14.6 Afwijken van de gebruiksregels

Het bevoegd gezag kan met een omgevingsvergunning afwijken van het bepaalde in:

  • a. lid 14.1 voor het toestaan van inwoning, mits geen onevenredige aantasting plaatsvindt van de belangen van eigenaren en gebruikers van omliggende gronden;
  • b. lid 14.1 voor het toestaan van een andere vorm van dagrecreatie dan blijkens de ter plaatse geldende aanduiding is toegestaan, mits – voor zover gelegen in dan wel grenzend aan de als Natura 2000 gebied aangewezen gebieden ‘Veluwerandmeren’, ‘Veluwe’ en/of de aanduiding 'Arkemheen' – een natuuronderzoek in het kader van de Natuurbeschermingswet heeft plaatsgevonden, en met inachtneming van de volgende voorwaarden:
    • 1. het betreft een vorm van dagrecreatie die voor wat betreft aard, omvang en hinder vergelijkbaar is met de vorm van dagrecreatie genoemd in lid 13.1;
    • 2. de nieuwe vorm van dagrecreatie mag gelet op de aard, omvang en ligging geen onevenredige afbreuk doen aan het (leef)milieu en het landschap;
    • 3. aangetoond dient te worden dat er geen sprake zal zijn van een onevenredige verkeersaantrekkende werking;
    • 4. aangetoond dient te worden dat geen onevenredige afbreuk wordt gedaan aan de belangen van de eigenaren en/of gebruikers van de naburige gronden.

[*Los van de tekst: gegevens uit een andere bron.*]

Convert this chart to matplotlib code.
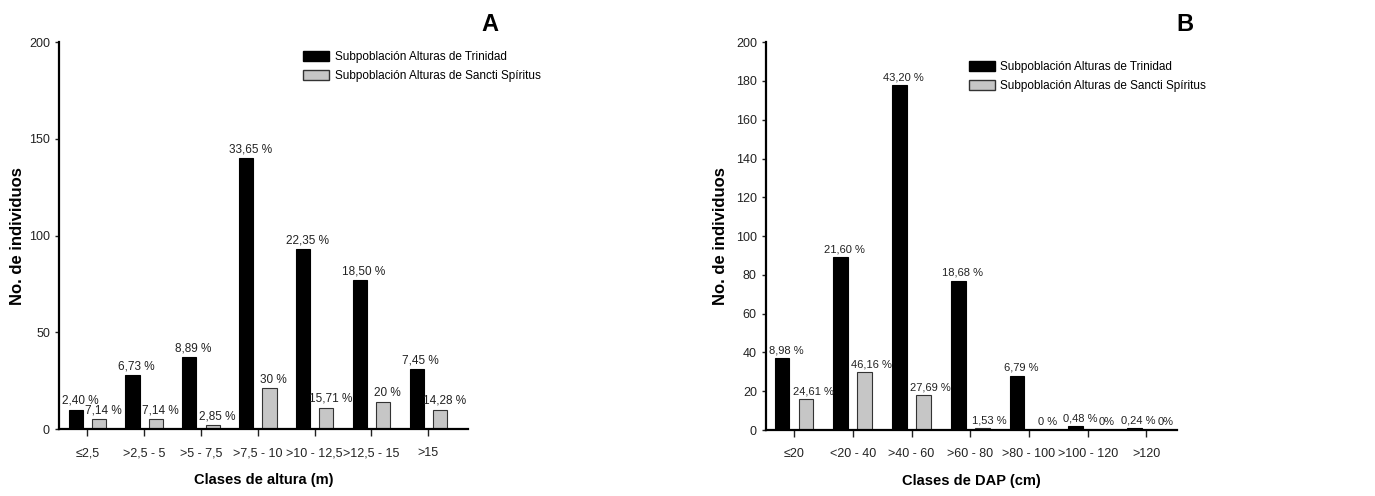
import numpy as np
import matplotlib
matplotlib.use("Agg")
from matplotlib import pyplot as plt
from matplotlib.patches import Patch

plt.rcParams['font.family'] = ['Liberation Sans', 'DejaVu Sans']

# panel A - clases de altura
clases_altura = ["≤2,5", ">2,5 - 5", ">5 - 7,5", ">7,5 - 10", ">10 - 12,5", ">12,5 - 15", ">15"]
trinidad_a = [10, 28, 37, 140, 93, 77, 31]
sancti_a = [5, 5, 2, 21, 11, 14, 10]
pct_trin_a = ["2,40 %", "6,73 %", "8,89 %", "33,65 %", "22,35 %", "18,50 %", "7,45 %"]
pct_sanc_a = ["7,14 %", "7,14 %", "2,85 %", "30 %", "15,71 %", "20 %", "14,28 %"]

# panel B - clases de DAP
clases_dap = ["≤20", "<20 - 40", ">40 - 60", ">60 - 80", ">80 - 100", ">100 - 120", ">120"]
trinidad_b = [37, 89, 178, 77, 28, 2, 1]
sancti_b = [16, 30, 18, 1, 0, 0, 0]
pct_trin_b = ["8,98 %", "21,60 %", "43,20 %", "18,68 %", "6,79 %", "0,48 %", "0,24 %"]
pct_sanc_b = ["24,61 %", "46,16 %", "27,69 %", "1,53 %", "0 %", "0%", "0%"]

leg_labels = ["Subpoblación Alturas de Trinidad", "Subpoblación Alturas de Sancti Spíritus"]
GRAY = "#c6c6c6"
W = 0.25
OFF = 0.205
FS = 8.5


def panel(ax, cats, trin, sanc, pt, ps, yticks, xlabel, xlim, ypad, lfs, gdx):
    x = np.arange(len(cats))
    ax.bar(x - OFF, trin, W, color="black", edgecolor="black", linewidth=0.8)
    ax.bar(x + OFF, sanc, W, color=GRAY, edgecolor="#333333", linewidth=0.8)
    for xi, v, t in zip(x, trin, pt):
        ax.annotate(t, (xi - OFF, v), xytext=(3, 2), textcoords="offset points",
                    ha="center", va="bottom", fontsize=lfs, color="#222222")
    for xi, v, t in zip(x, sanc, ps):
        ax.annotate(t, (xi + OFF, v), xytext=(gdx, 2), textcoords="offset points",
                    ha="center", va="bottom", fontsize=lfs, color="#222222")
    ax.set_xlim(*xlim)
    ax.set_ylim(0, 200)
    ax.set_yticks(yticks)
    ax.set_xticks(x)
    ax.set_xticklabels(cats)
    for s in ["top", "right"]:
        ax.spines[s].set_visible(False)
    for s in ["left", "bottom"]:
        ax.spines[s].set_linewidth(1.6)
    ax.tick_params(axis="x", length=5, width=1, labelsize=9, pad=8, colors="#222222")
    ax.tick_params(axis="y", length=3, width=1, labelsize=9, colors="#222222")
    ax.set_xlabel(xlabel, fontsize=10.5, fontweight="bold", labelpad=10)
    ax.set_ylabel("No. de individuos", fontsize=12, fontweight="bold", labelpad=ypad)


fig = plt.figure(figsize=(13.75, 4.96), dpi=100)
ax1 = fig.add_axes([0.0429, 0.135, 0.2975, 0.78])
ax2 = fig.add_axes([0.557, 0.133, 0.299, 0.782])

panel(ax1, clases_altura, trinidad_a, sancti_a, pct_trin_a, pct_sanc_a,
      np.arange(0, 201, 50), "Clases de altura (m)", (-0.5, 6.7), 3, FS, 3)
panel(ax2, clases_dap, trinidad_b, sancti_b, pct_trin_b, pct_sanc_b,
      np.arange(0, 201, 20), "Clases de DAP (cm)", (-0.48, 6.52), 6, 8, 5)

handles = [Patch(facecolor="black", edgecolor="black"),
           Patch(facecolor=GRAY, edgecolor="#333333")]
fig.legend(handles, leg_labels, loc="upper left", bbox_to_anchor=(0.217, 0.907),
           frameon=False, fontsize=FS, handlelength=2.2, handleheight=0.9,
           labelspacing=0.6, handletextpad=0.5, borderaxespad=0)
fig.legend(handles, leg_labels, loc="upper left", bbox_to_anchor=(0.701, 0.887),
           frameon=False, fontsize=FS, handlelength=2.2, handleheight=0.9,
           labelspacing=0.6, handletextpad=0.5, borderaxespad=0)

fig.text(0.356, 0.95, "A", fontsize=17, fontweight="bold", ha="center", va="center")
fig.text(0.862, 0.95, "B", fontsize=17, fontweight="bold", ha="center", va="center")

fig.savefig("out.png", dpi=100)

  • c. lid 14.1 voor het vergroten van de oppervlakte ten behoeve van de uitoefening van aan huis verbonden beroepen en aan huis verbonden bedrijven, met inachtneming van de volgende voorwaarden:
    • 1. de gezamenlijke oppervlakte kan worden vergroot tot maximaal 100 m2;
    • 2. aangetoond wordt dat er geen sprake zal zijn van een onevenredige verkeersaantrekkende werking en dat het parkeren op eigen terrein zal plaatsvinden;
    • 3. er mag geen onevenredige aantasting plaatsvinden van in de omgeving aanwezige functies en waarden;
    • 4. er mag geen onevenredige aantasting plaatsvinden van de belangen van eigenaren en gebruikers van omliggende gronden;
  • d. lid 14.1 voor het toestaan van de uitoefening van aan huis verbonden beroepen en aan huis verbonden bedrijven in bijgebouwen, mits geen aantasting plaatsvindt van de milieuhygiënische belangen van eigenaren en gebruikers van omliggende gronden.